TASK OBJECTIVE: Look for "standalone" in each line of the entries, and return the matching lines.

RECORDS SHOWN:
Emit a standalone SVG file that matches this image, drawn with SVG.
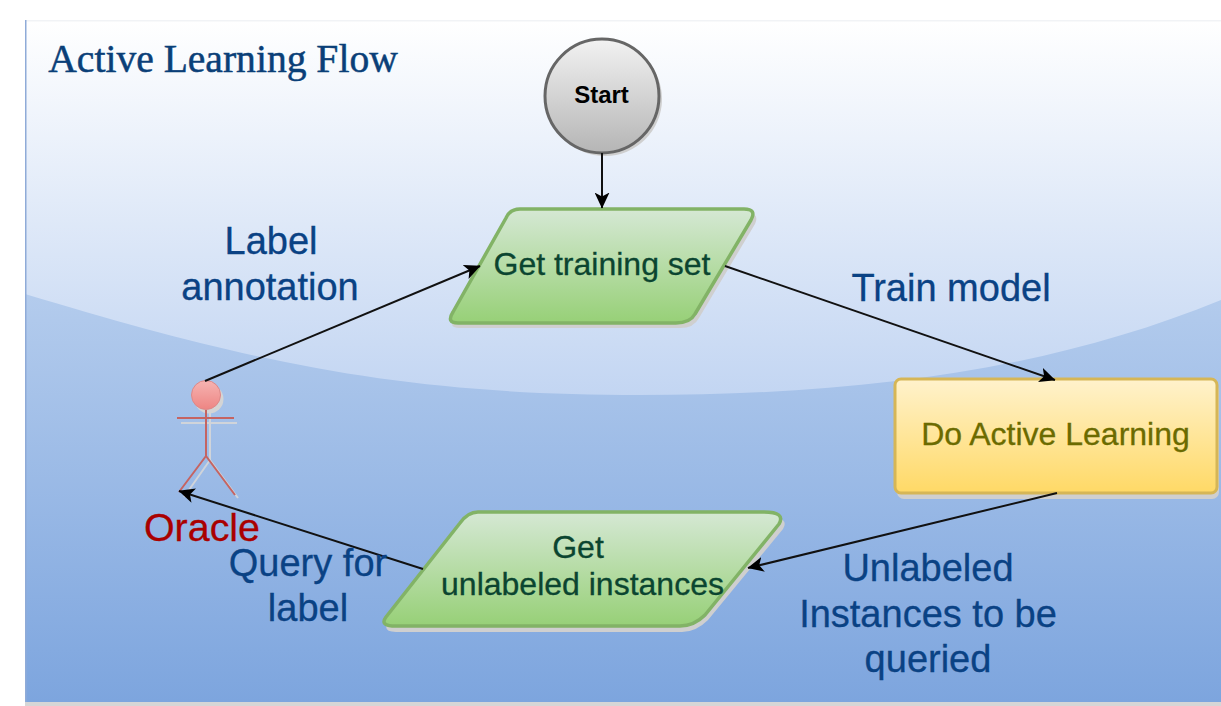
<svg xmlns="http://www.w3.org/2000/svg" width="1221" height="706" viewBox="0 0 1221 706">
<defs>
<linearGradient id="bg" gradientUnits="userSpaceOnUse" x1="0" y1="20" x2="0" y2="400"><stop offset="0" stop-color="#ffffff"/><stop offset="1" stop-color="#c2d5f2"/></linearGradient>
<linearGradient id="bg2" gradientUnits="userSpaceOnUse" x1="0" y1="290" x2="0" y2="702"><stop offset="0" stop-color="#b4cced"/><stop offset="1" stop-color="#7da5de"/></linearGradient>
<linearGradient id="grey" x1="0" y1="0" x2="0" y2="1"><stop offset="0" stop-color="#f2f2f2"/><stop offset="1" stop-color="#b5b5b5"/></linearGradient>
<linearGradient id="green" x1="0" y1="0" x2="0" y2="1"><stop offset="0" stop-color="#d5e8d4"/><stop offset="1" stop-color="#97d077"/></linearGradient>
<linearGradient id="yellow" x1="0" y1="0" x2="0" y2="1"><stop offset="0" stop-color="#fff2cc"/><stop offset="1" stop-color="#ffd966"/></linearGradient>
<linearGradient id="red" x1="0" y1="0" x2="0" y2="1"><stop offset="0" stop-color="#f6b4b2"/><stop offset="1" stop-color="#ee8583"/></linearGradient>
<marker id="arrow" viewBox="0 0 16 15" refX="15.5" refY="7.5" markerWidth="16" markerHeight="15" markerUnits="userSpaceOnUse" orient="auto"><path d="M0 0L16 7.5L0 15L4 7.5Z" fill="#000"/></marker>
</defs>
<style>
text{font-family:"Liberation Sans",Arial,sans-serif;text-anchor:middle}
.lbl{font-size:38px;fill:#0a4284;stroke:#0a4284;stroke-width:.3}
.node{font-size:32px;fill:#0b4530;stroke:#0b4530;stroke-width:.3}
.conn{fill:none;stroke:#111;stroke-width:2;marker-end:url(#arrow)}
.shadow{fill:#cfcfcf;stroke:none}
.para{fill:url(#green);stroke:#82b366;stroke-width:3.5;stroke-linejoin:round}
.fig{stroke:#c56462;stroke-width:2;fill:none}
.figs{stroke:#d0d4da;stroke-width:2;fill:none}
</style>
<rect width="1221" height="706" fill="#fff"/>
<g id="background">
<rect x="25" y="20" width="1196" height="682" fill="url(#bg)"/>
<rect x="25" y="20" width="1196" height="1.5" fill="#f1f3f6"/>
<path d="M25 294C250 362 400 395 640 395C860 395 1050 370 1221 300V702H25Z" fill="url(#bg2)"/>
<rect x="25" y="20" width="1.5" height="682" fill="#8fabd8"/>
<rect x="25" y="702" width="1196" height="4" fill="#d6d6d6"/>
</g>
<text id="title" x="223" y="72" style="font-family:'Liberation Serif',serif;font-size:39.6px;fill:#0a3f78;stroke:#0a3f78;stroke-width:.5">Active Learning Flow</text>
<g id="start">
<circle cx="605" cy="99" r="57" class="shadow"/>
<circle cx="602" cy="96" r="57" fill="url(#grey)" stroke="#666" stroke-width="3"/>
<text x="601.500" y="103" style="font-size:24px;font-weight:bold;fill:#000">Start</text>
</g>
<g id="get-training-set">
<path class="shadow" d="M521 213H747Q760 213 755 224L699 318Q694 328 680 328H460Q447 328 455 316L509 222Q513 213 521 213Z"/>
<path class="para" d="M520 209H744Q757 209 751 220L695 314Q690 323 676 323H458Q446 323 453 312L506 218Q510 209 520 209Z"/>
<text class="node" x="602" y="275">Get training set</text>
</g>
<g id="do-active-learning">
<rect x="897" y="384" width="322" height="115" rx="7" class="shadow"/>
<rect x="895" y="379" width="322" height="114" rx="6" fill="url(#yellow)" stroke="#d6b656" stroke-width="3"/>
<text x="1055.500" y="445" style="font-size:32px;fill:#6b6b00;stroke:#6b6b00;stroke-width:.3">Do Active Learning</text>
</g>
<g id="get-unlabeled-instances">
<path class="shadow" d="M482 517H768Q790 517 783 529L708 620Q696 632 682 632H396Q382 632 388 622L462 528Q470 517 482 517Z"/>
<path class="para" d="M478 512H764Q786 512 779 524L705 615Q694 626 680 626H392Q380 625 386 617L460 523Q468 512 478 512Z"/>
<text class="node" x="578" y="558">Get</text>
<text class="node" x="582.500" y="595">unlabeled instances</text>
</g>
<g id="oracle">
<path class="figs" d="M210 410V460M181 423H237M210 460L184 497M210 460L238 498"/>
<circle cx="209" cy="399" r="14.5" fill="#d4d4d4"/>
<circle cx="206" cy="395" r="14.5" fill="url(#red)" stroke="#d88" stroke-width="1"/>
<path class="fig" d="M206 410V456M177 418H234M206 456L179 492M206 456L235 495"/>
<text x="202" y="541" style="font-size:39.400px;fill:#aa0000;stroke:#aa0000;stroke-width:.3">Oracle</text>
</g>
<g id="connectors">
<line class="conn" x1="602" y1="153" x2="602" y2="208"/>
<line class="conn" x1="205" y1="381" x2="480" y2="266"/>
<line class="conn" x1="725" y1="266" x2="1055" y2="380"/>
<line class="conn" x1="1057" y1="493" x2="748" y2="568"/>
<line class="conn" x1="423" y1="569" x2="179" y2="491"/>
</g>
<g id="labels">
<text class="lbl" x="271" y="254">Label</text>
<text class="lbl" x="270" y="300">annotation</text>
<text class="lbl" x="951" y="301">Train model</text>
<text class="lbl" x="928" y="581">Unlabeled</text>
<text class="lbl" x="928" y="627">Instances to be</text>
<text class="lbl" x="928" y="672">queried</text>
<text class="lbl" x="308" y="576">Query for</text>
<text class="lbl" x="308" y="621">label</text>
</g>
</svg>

==

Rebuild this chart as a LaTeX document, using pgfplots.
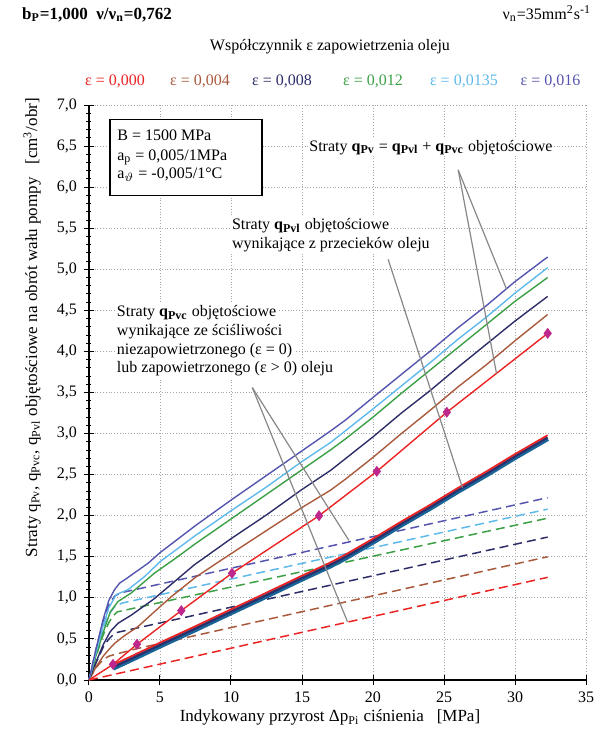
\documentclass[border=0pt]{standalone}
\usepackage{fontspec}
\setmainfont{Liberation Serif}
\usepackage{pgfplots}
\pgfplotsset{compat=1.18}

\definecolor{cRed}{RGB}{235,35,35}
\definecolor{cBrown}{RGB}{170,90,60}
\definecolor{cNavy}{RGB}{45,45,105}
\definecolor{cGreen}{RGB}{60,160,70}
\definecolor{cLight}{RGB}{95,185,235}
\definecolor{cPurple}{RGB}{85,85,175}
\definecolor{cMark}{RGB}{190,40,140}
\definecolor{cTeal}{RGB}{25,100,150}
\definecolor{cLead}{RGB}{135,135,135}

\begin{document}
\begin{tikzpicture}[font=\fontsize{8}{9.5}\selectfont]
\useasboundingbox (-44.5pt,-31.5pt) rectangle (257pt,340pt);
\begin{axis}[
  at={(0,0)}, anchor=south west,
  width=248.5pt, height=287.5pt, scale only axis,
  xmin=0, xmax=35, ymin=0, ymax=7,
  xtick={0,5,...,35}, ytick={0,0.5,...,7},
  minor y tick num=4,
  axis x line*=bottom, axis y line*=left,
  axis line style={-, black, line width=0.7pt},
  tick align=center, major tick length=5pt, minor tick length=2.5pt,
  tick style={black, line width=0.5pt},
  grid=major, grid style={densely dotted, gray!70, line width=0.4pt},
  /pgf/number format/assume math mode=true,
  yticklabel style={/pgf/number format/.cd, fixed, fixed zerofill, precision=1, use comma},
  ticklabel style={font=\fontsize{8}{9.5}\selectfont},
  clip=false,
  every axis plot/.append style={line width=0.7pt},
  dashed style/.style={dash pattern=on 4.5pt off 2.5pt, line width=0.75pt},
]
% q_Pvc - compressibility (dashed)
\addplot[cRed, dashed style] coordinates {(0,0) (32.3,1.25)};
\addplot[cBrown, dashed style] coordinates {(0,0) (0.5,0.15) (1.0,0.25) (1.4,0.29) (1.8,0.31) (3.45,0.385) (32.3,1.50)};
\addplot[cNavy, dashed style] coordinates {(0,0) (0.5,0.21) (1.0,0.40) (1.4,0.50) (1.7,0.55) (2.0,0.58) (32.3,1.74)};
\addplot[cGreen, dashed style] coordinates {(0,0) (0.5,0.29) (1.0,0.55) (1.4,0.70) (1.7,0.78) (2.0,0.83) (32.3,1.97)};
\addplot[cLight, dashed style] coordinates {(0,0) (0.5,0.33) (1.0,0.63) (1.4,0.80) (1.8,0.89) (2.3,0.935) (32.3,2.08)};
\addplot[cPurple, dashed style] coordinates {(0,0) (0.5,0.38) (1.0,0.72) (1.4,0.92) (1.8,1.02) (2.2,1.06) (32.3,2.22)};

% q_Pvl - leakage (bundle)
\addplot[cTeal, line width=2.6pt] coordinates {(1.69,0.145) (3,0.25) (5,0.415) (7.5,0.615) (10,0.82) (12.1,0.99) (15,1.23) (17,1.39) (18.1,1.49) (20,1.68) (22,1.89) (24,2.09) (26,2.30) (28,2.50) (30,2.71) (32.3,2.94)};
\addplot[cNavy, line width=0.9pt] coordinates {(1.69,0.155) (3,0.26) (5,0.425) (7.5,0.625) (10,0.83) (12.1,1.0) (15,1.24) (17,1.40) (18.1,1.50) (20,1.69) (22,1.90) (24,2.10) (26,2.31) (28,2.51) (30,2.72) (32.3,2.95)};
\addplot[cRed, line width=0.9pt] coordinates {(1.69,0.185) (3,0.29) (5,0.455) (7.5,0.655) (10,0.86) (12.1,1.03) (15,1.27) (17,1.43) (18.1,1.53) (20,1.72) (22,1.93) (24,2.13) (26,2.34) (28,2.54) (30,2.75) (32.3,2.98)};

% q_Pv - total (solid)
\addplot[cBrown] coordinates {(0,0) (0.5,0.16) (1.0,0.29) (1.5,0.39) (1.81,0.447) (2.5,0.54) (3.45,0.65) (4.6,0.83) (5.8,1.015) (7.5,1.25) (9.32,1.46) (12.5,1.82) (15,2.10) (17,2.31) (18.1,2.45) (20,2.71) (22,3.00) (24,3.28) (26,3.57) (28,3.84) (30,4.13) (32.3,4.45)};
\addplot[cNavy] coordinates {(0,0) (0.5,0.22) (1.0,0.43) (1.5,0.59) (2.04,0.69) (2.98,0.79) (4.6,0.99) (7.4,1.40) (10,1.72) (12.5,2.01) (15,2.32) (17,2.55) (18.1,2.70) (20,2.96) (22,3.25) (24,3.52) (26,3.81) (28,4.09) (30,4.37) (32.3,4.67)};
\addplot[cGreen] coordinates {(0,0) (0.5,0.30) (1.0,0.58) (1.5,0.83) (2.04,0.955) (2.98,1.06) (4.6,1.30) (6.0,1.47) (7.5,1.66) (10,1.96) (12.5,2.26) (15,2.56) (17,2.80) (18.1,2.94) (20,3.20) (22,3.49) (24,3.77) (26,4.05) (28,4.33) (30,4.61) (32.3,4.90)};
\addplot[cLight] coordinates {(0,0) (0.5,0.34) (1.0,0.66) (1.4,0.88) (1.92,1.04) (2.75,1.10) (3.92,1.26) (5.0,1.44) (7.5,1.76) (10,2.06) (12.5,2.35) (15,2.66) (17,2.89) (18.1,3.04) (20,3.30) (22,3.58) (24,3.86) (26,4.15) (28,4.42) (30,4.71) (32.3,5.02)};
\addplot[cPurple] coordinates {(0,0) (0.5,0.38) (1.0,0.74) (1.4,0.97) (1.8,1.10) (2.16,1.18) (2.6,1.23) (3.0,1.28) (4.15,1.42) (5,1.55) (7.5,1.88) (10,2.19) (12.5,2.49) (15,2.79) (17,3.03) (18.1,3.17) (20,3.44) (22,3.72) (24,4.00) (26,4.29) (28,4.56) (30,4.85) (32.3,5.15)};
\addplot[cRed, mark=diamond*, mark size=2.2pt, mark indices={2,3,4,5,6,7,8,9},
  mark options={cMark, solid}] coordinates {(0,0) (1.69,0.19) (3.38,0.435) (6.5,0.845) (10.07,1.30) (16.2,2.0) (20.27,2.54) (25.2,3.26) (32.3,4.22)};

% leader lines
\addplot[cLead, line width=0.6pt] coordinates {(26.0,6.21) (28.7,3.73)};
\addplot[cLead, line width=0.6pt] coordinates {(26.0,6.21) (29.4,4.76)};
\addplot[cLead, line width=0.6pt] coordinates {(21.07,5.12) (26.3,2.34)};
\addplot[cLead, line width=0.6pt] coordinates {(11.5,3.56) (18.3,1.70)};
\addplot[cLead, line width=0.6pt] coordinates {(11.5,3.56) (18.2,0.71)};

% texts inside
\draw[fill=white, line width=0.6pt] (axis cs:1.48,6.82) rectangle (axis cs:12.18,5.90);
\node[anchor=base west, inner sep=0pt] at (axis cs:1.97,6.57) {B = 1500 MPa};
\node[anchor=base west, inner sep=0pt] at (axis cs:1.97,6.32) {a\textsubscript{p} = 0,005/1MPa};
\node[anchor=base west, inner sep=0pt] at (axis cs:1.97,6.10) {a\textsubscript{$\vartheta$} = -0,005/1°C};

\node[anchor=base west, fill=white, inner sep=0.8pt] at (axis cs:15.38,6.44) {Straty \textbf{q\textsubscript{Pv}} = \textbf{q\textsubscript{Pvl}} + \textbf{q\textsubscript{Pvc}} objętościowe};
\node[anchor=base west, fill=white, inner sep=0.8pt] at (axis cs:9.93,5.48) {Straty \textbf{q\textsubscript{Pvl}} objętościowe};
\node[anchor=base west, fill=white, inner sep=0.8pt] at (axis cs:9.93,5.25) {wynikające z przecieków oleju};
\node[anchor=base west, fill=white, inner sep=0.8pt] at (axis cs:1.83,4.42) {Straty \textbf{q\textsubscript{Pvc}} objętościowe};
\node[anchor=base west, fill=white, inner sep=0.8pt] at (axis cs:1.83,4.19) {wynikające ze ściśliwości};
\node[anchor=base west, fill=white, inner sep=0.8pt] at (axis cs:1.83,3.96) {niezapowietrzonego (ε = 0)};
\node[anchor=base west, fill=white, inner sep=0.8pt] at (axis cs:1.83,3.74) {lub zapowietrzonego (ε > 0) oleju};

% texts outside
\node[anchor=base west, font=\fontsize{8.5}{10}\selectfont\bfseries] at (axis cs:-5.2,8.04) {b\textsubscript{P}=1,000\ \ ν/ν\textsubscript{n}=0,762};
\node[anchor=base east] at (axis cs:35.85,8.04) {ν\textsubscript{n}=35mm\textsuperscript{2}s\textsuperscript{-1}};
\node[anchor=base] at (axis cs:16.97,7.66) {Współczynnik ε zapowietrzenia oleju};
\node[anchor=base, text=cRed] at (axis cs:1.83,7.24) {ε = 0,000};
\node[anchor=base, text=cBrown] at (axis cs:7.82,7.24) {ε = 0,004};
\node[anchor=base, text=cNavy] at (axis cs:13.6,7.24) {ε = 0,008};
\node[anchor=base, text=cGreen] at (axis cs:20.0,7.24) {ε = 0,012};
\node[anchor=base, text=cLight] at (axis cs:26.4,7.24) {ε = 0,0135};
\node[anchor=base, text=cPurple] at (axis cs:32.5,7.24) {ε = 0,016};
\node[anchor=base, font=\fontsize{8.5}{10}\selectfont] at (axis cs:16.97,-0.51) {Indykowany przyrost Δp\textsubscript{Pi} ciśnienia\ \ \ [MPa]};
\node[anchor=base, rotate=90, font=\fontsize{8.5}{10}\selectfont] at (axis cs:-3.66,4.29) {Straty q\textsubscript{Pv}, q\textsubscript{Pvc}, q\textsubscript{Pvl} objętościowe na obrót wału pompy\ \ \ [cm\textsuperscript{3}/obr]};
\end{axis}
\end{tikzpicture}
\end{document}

TASK RESULT:
Emit a standalone SVG file that matches this image, drawn with SVG.
\documentclass[border=0pt]{standalone}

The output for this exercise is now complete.